Si vous avez lu attentivement en pages centrales de ce numéro d'IPNS la carte que Bureau d'Etudes a consacré aux "micro rébellions" en Limousin, vous avez peut-être remarqué qu'il y ait fait référence à la bande à Burgou. Sous le titre "Subvertir la justice de classe", les vols commis aux limites du Limousin et du Périgord au début du XIXème siècle par la bande à Burgou y sont présentés comme "une des formes de la dissidence de la population envers les normes de l'Etat moderne".
Il se trouve justement que l'historien Philippe Grandcoing vient de publier un fort joli volume sur cette histoire. Histoire ou légende ? Le sous titre de l'ouvrage laisse entendre que les deux coexistent dans cet épisode de l'histoire du brigandage en Limousin, même si le titre opte pour la version plutôt positive de l'aventure, en faisant référence à Robin des Bois.
Pourtant Philippe Grandcoing relativise beaucoup l'image en partie reconstruite (et alimentée par Burgou lui-même) du "bandit social". La réalité historique lui paraît bien plus triviale. Cependant il explique que "l'image d'un Burgou correspondant au schéma du "bandit social", volant les riches pour donner aux pauvres et ridiculisant les représentants de l'Etat, est au cœur du processus d'appropriation par les habitants de la région de la figure du bandit local. Il faut ici abandonner la simple chronique judiciaire, oublier les discours dépréciatifs des contemporains, dépasser le constat de la délinquance révélée par les différentes instructions pour tenter de donner sens à l'histoire de Burgou". Ce que l'historien s'emploie à faire dans un chapitre intitulé : "Comprendre la bande à Burgou : une impossible quête de sens ?".

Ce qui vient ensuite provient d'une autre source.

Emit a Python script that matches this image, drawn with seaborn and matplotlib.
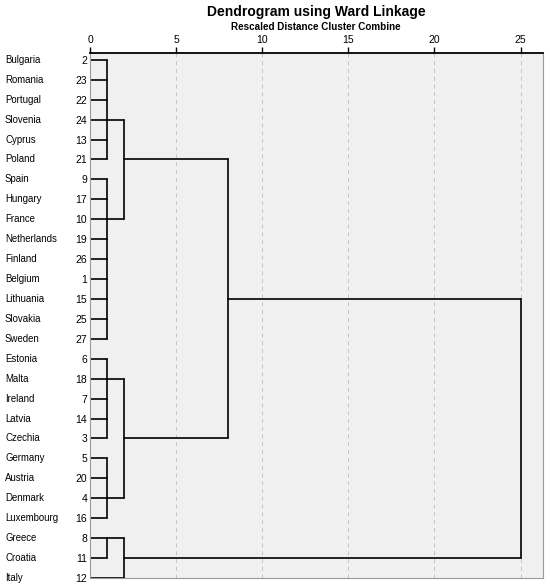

Ce qui est passionnant dans cette histoire vieille de près de 200 ans c'est la façon dont elle s'est inscrite dans la mémoire et le patrimoine local. "Que reste-t-il donc de la bande à Burgou une fois passée au crible de la critique historique ? Peu de choses, pourrait-on croire, si l'on ne retient que la sécheresse de la prose des greffiers de justice. Pourtant, l'essentiel n'est pas dans ces liasses d'archives. Il est dans l'appropriation collective de la figure du bandit ; il est dans la construction d'une identité locale autour d'un Robin des Bois limousin". Ainsi, dans les années 1970, le journaliste Georges Chatain animant une réunion politique entend les participants lui témoigner de leur fierté d'un séculaire enracinement à gauche dont l'épisode du "bandit d'honneur" Burgou était revendiqué comme un maillon.
Un petit livre passionnant, magnifiquement illustré, qui complète l'excellente collection "Patrimoine en poche" des éditions Culture et Patrimoine en Limousin.